Ghastly

Walking Reggie ’round the block has gotten infinitely more interesting now that various neighbors have gotten into the Halloween spirit. One house in Newton has a white filmy ghost on a stick that Reggie looks at, askance and uncertain, every time we pass…but this morning in Keene, Reggie walked by, oblivious, when a motion-sensitive tombstone outside one neighbor’s house started flashing and emitting creepy sounds as he approached. Apparently my four-legged ghost-buster isn’t fooled by high-tech decorations, but he is spooked by sheets.

Ghoulish

I’m offering these ghoulish images by way of a “drive-by post” before heading back to this week’s paper pile (or one of them, at least). Taking a break between drafts, I clicked over to Jo(e)’s only to find that she, too, is facing (and blogging about) her latest paper pile. What Jo(e) says is entirely true. The biggest challenge in reading student papers isn’t actually reading them; it’s figuring out how to make insightful comments that help students move from a relatively weak early draft to a somewhat more workable next one.

In both my first-year and intermediate writing classes, I have the luxury of working with students who are writing sustained, semester-long projects I see in various incarnations over the course of fifteen weeks. By semester’s end, I’ll have seen the Good, the Bad, and the Ugly…but not usually in that order. Right now, I’m typing second draft comment letters to give to my students in small-group conferences: tomorrow afternoon, pairs of students will sit down with me for fifteen minutes, during which time I’ll give them a typed sheet with my impressions of their draft so we can talk about where they’re going next.
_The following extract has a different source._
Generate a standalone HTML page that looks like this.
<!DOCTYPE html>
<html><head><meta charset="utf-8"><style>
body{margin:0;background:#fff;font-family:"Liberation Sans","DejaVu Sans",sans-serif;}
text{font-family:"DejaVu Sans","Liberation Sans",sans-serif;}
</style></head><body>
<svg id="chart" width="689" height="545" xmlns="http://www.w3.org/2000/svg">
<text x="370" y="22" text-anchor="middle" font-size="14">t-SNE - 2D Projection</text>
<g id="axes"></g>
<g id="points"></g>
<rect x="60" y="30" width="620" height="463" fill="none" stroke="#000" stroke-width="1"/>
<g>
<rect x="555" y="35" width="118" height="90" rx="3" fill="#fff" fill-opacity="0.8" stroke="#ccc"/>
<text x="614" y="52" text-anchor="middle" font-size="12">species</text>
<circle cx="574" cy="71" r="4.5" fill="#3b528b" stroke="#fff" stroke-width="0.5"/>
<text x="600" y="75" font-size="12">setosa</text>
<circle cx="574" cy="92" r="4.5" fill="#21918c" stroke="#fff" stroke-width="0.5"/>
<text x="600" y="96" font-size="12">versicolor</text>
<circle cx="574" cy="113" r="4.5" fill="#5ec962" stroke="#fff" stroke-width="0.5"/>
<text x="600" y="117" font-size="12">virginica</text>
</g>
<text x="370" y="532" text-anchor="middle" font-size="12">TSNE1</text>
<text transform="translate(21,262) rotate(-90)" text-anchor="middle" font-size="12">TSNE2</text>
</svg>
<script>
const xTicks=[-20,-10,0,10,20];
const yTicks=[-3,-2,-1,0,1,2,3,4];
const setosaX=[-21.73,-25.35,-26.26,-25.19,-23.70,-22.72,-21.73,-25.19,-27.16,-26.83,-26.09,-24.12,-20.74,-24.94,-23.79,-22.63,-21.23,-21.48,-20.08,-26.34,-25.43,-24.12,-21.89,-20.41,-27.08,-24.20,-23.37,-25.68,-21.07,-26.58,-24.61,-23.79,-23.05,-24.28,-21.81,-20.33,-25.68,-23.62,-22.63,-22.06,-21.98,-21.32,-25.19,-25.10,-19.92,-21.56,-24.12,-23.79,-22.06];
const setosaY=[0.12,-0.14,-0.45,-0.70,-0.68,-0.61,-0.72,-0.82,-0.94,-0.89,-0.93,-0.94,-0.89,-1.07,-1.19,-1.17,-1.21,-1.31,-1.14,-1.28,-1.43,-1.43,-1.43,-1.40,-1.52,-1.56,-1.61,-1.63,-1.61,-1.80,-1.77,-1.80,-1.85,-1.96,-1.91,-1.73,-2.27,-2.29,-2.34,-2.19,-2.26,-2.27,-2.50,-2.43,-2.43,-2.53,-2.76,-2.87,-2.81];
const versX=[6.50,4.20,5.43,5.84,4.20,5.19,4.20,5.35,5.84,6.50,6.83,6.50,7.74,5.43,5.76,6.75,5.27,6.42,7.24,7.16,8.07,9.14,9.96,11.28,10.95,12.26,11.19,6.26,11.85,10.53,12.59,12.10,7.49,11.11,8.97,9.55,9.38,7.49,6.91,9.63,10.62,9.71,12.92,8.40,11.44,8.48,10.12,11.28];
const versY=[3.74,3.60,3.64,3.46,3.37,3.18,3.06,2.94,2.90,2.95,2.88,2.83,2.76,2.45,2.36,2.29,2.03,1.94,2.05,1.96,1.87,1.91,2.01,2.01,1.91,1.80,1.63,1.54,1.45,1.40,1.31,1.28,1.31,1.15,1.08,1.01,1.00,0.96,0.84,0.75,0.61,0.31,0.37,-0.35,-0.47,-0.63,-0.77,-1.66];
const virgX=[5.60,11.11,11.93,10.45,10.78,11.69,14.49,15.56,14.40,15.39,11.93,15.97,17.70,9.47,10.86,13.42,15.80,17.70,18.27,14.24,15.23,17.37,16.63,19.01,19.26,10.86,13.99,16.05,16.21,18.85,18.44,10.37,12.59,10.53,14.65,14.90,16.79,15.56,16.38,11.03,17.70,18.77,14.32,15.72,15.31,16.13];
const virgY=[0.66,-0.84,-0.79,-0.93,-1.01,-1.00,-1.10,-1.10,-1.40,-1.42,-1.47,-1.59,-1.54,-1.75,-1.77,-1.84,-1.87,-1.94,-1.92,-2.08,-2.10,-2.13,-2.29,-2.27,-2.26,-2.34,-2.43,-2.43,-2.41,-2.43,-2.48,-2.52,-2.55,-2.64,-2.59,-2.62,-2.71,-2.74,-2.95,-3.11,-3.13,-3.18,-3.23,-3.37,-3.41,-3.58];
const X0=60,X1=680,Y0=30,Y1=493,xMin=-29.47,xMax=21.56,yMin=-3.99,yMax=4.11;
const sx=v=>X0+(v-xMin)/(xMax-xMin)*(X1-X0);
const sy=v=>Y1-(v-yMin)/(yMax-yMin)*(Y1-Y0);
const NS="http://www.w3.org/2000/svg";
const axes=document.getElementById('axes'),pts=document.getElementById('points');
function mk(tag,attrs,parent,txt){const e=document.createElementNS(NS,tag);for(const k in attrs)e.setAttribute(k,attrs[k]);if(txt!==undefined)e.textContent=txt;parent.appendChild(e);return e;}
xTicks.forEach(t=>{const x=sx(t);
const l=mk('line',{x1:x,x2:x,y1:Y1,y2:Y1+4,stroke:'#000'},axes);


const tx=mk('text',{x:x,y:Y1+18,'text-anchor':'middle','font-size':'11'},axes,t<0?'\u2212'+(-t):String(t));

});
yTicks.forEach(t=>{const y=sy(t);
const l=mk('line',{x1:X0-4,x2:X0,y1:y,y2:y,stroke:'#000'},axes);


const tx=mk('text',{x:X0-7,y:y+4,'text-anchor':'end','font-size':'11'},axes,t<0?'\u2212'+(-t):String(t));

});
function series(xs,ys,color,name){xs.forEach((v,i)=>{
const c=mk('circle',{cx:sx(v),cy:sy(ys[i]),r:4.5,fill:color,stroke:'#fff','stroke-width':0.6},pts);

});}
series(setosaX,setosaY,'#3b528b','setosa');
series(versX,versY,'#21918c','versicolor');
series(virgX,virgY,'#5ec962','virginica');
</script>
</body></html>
This practice of typing rather than scribbling my second-draft comments is one I borrowed from one of my teaching colleagues: it turns out that both writing and the teaching of writing are works-in-progress. After years of writing too many nitpicky comments that never seemed to encourage students to re-see their papers in radically different ways, I’m borrowing a colleague’s strategy for getting students to look at the “big picture” when revising. It’s too easy, as an English teacher, to offer a line-by-line commentary on any given draft, which typically means getting bogged down in surface-level errors in paragraphs that might not even make it into the next draft. (Like Jo(e), I’m often tempted to write “You could improve this essay by cutting this paragraph out completely,” but that’s a dangerous statement to make when you find an entire string of dead-weight paragraphs.)

Cool ghoul

In reading this and last week’s sets of drafts, I’ve held my pen when it comes to surface-level edits. This time around, it’s about looking the Bad and the Ugly straight in the face and trying to figure out how to uncover the Good that’s in there trying to get out. “You have a lot of information to share about Topic X,” I find myself typing again and again, “so as a reader, I’m wondering what you want me to do with that information: what point about Topic X are you trying to prove?” From previous semesters, I know that many students won’t figure out What They’re Trying to Say until they’ve written a full 15- to 20-page draft…at which point many of them will sit up in their seats, the proverbial light-bulb illuminated above their head, and utter some version of “I totally know how to write my paper now, but only after I’ve already written it!”

In looking up where I’d blogged that statement, I see the proverbial light-bulb flashed last December, still about a month from where this semester’s students currently are. That means both my students and I have another month or so to stare the Bad and the Ugly in the face before the Good staggers through the door: “Were you looking for me?” Although Reggie is scared by spooky sheets, luckily I’m not scared of paper sheets, having seen more than a few dreadful drafts pass over my desk like Halloween shades.